__DATA TO USE__:
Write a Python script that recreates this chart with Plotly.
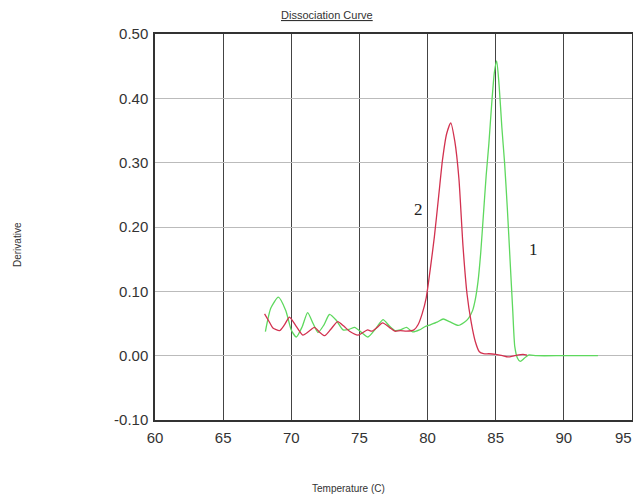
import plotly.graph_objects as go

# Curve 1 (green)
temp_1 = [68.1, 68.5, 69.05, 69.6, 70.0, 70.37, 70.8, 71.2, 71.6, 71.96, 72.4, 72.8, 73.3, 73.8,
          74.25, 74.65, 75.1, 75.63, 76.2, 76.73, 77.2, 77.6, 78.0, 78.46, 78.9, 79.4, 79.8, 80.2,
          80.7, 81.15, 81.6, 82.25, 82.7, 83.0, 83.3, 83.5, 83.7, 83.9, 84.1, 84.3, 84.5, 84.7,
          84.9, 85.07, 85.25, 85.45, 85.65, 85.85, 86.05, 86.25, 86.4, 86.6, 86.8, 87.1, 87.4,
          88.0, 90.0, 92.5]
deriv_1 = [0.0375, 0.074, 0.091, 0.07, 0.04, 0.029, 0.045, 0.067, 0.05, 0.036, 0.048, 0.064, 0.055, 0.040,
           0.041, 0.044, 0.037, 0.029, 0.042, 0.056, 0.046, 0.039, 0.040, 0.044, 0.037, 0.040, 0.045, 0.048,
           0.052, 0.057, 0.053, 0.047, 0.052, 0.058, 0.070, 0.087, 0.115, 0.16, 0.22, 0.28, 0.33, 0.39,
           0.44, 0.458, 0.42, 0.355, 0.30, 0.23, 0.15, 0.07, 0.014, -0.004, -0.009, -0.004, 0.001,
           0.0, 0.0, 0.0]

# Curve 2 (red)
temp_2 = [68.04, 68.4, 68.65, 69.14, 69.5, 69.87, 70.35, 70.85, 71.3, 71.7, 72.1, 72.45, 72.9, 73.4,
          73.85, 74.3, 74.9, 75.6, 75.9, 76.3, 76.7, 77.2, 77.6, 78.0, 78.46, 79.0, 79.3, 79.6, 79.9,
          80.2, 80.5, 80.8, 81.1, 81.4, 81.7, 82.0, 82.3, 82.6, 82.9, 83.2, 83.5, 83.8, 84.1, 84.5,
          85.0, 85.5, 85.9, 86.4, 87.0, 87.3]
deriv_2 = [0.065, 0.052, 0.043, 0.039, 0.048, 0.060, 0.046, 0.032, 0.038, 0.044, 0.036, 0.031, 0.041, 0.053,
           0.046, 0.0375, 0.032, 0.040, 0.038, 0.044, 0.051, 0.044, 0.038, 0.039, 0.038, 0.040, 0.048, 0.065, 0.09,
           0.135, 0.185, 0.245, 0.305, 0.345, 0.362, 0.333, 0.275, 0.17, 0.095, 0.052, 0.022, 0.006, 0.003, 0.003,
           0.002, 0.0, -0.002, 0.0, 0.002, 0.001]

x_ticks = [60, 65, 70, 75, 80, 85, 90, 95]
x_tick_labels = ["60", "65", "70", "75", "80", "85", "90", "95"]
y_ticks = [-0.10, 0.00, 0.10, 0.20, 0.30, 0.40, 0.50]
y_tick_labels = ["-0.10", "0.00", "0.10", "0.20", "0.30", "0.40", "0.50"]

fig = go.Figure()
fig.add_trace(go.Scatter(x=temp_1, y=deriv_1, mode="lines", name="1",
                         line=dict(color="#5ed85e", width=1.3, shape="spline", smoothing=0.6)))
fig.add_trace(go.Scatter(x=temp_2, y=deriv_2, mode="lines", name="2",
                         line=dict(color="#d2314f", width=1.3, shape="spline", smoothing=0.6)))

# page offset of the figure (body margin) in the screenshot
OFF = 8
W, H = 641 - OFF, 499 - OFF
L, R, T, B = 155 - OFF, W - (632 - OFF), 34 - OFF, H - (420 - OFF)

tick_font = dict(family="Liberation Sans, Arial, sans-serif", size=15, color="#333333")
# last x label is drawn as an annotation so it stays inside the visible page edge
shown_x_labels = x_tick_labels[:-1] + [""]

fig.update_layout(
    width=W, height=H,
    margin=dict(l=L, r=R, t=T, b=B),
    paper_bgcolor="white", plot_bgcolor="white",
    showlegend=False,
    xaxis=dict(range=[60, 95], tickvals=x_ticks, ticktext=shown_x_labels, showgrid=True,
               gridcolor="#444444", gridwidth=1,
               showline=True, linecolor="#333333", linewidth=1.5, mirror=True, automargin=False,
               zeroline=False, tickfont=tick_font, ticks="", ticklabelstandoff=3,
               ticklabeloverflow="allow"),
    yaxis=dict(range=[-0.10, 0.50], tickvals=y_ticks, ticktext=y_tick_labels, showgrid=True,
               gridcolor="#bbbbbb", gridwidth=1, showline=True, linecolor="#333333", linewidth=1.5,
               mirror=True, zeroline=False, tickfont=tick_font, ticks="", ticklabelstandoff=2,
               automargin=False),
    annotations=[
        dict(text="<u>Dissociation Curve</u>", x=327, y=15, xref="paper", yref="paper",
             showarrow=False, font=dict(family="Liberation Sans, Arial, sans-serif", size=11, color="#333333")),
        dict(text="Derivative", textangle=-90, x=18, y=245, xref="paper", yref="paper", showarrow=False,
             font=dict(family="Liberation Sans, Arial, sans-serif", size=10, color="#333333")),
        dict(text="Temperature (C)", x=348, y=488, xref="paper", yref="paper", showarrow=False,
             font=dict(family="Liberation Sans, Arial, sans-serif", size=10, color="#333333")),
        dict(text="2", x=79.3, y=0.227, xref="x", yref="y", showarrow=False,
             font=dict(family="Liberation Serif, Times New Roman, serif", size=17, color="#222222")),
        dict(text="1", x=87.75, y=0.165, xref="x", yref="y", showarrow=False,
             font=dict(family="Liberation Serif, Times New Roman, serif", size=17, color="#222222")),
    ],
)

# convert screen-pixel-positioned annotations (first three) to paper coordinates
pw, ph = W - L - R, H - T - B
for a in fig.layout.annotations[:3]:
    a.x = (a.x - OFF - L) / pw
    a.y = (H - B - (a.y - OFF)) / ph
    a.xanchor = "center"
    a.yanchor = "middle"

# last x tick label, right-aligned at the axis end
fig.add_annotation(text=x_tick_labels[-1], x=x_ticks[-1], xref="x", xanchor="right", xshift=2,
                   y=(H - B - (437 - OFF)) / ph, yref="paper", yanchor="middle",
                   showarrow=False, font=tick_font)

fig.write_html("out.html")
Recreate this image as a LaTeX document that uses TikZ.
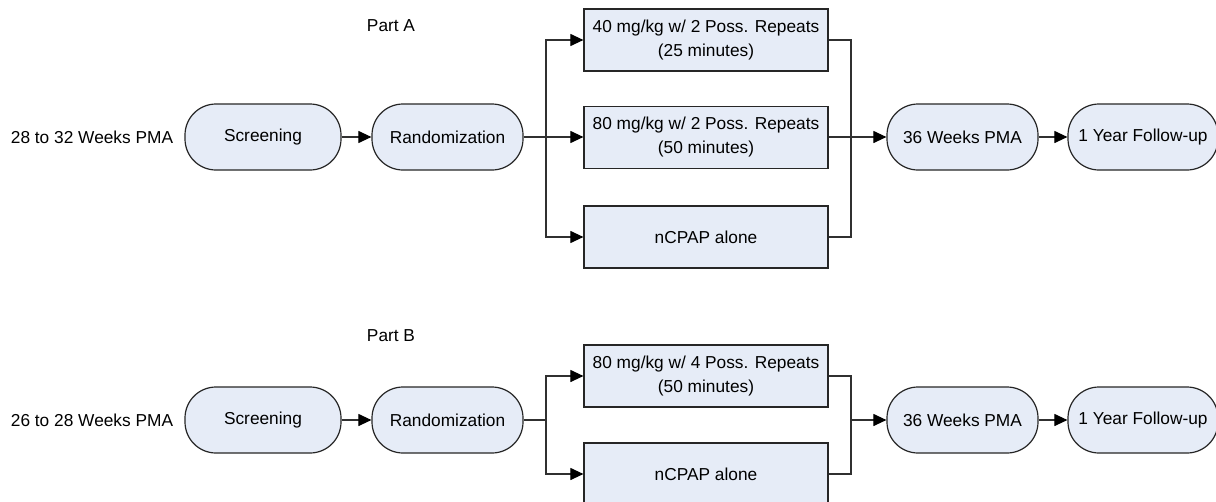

__EXERCISE TASK__:
Repeat the records above exactly, leaving out the pictures.

__REPLY__:
Write a Python script that recreates this chart with Plotly.
import plotly.graph_objects as go

# Curve 1 (green)
temp_1 = [68.1, 68.5, 69.05, 69.6, 70.0, 70.37, 70.8, 71.2, 71.6, 71.96, 72.4, 72.8, 73.3, 73.8,
          74.25, 74.65, 75.1, 75.63, 76.2, 76.73, 77.2, 77.6, 78.0, 78.46, 78.9, 79.4, 79.8, 80.2,
          80.7, 81.15, 81.6, 82.25, 82.7, 83.0, 83.3, 83.5, 83.7, 83.9, 84.1, 84.3, 84.5, 84.7,
          84.9, 85.07, 85.25, 85.45, 85.65, 85.85, 86.05, 86.25, 86.4, 86.6, 86.8, 87.1, 87.4,
          88.0, 90.0, 92.5]
deriv_1 = [0.0375, 0.074, 0.091, 0.07, 0.04, 0.029, 0.045, 0.067, 0.05, 0.036, 0.048, 0.064, 0.055, 0.040,
           0.041, 0.044, 0.037, 0.029, 0.042, 0.056, 0.046, 0.039, 0.040, 0.044, 0.037, 0.040, 0.045, 0.048,
           0.052, 0.057, 0.053, 0.047, 0.052, 0.058, 0.070, 0.087, 0.115, 0.16, 0.22, 0.28, 0.33, 0.39,
           0.44, 0.458, 0.42, 0.355, 0.30, 0.23, 0.15, 0.07, 0.014, -0.004, -0.009, -0.004, 0.001,
           0.0, 0.0, 0.0]

# Curve 2 (red)
temp_2 = [68.04, 68.4, 68.65, 69.14, 69.5, 69.87, 70.35, 70.85, 71.3, 71.7, 72.1, 72.45, 72.9, 73.4,
          73.85, 74.3, 74.9, 75.6, 75.9, 76.3, 76.7, 77.2, 77.6, 78.0, 78.46, 79.0, 79.3, 79.6, 79.9,
          80.2, 80.5, 80.8, 81.1, 81.4, 81.7, 82.0, 82.3, 82.6, 82.9, 83.2, 83.5, 83.8, 84.1, 84.5,
          85.0, 85.5, 85.9, 86.4, 87.0, 87.3]
deriv_2 = [0.065, 0.052, 0.043, 0.039, 0.048, 0.060, 0.046, 0.032, 0.038, 0.044, 0.036, 0.031, 0.041, 0.053,
           0.046, 0.0375, 0.032, 0.040, 0.038, 0.044, 0.051, 0.044, 0.038, 0.039, 0.038, 0.040, 0.048, 0.065, 0.09,
           0.135, 0.185, 0.245, 0.305, 0.345, 0.362, 0.333, 0.275, 0.17, 0.095, 0.052, 0.022, 0.006, 0.003, 0.003,
           0.002, 0.0, -0.002, 0.0, 0.002, 0.001]

x_ticks = [60, 65, 70, 75, 80, 85, 90, 95]
x_tick_labels = ["60", "65", "70", "75", "80", "85", "90", "95"]
y_ticks = [-0.10, 0.00, 0.10, 0.20, 0.30, 0.40, 0.50]
y_tick_labels = ["-0.10", "0.00", "0.10", "0.20", "0.30", "0.40", "0.50"]

fig = go.Figure()
fig.add_trace(go.Scatter(x=temp_1, y=deriv_1, mode="lines", name="1",
                         line=dict(color="#5ed85e", width=1.3, shape="spline", smoothing=0.6)))
fig.add_trace(go.Scatter(x=temp_2, y=deriv_2, mode="lines", name="2",
                         line=dict(color="#d2314f", width=1.3, shape="spline", smoothing=0.6)))

# page offset of the figure (body margin) in the screenshot
OFF = 8
W, H = 641 - OFF, 499 - OFF
L, R, T, B = 155 - OFF, W - (632 - OFF), 34 - OFF, H - (420 - OFF)

tick_font = dict(family="Liberation Sans, Arial, sans-serif", size=15, color="#333333")
# last x label is drawn as an annotation so it stays inside the visible page edge
shown_x_labels = x_tick_labels[:-1] + [""]

fig.update_layout(
    width=W, height=H,
    margin=dict(l=L, r=R, t=T, b=B),
    paper_bgcolor="white", plot_bgcolor="white",
    showlegend=False,
    xaxis=dict(range=[60, 95], tickvals=x_ticks, ticktext=shown_x_labels, showgrid=True,
               gridcolor="#444444", gridwidth=1,
               showline=True, linecolor="#333333", linewidth=1.5, mirror=True, automargin=False,
               zeroline=False, tickfont=tick_font, ticks="", ticklabelstandoff=3,
               ticklabeloverflow="allow"),
    yaxis=dict(range=[-0.10, 0.50], tickvals=y_ticks, ticktext=y_tick_labels, showgrid=True,
               gridcolor="#bbbbbb", gridwidth=1, showline=True, linecolor="#333333", linewidth=1.5,
               mirror=True, zeroline=False, tickfont=tick_font, ticks="", ticklabelstandoff=2,
               automargin=False),
    annotations=[
        dict(text="<u>Dissociation Curve</u>", x=327, y=15, xref="paper", yref="paper",
             showarrow=False, font=dict(family="Liberation Sans, Arial, sans-serif", size=11, color="#333333")),
        dict(text="Derivative", textangle=-90, x=18, y=245, xref="paper", yref="paper", showarrow=False,
             font=dict(family="Liberation Sans, Arial, sans-serif", size=10, color="#333333")),
        dict(text="Temperature (C)", x=348, y=488, xref="paper", yref="paper", showarrow=False,
             font=dict(family="Liberation Sans, Arial, sans-serif", size=10, color="#333333")),
        dict(text="2", x=79.3, y=0.227, xref="x", yref="y", showarrow=False,
             font=dict(family="Liberation Serif, Times New Roman, serif", size=17, color="#222222")),
        dict(text="1", x=87.75, y=0.165, xref="x", yref="y", showarrow=False,
             font=dict(family="Liberation Serif, Times New Roman, serif", size=17, color="#222222")),
    ],
)

# convert screen-pixel-positioned annotations (first three) to paper coordinates
pw, ph = W - L - R, H - T - B
for a in fig.layout.annotations[:3]:
    a.x = (a.x - OFF - L) / pw
    a.y = (H - B - (a.y - OFF)) / ph
    a.xanchor = "center"
    a.yanchor = "middle"

# last x tick label, right-aligned at the axis end
fig.add_annotation(text=x_tick_labels[-1], x=x_ticks[-1], xref="x", xanchor="right", xshift=2,
                   y=(H - B - (437 - OFF)) / ph, yref="paper", yanchor="middle",
                   showarrow=False, font=tick_font)

fig.write_html("out.html")
Recreate this image as a LaTeX document that uses TikZ.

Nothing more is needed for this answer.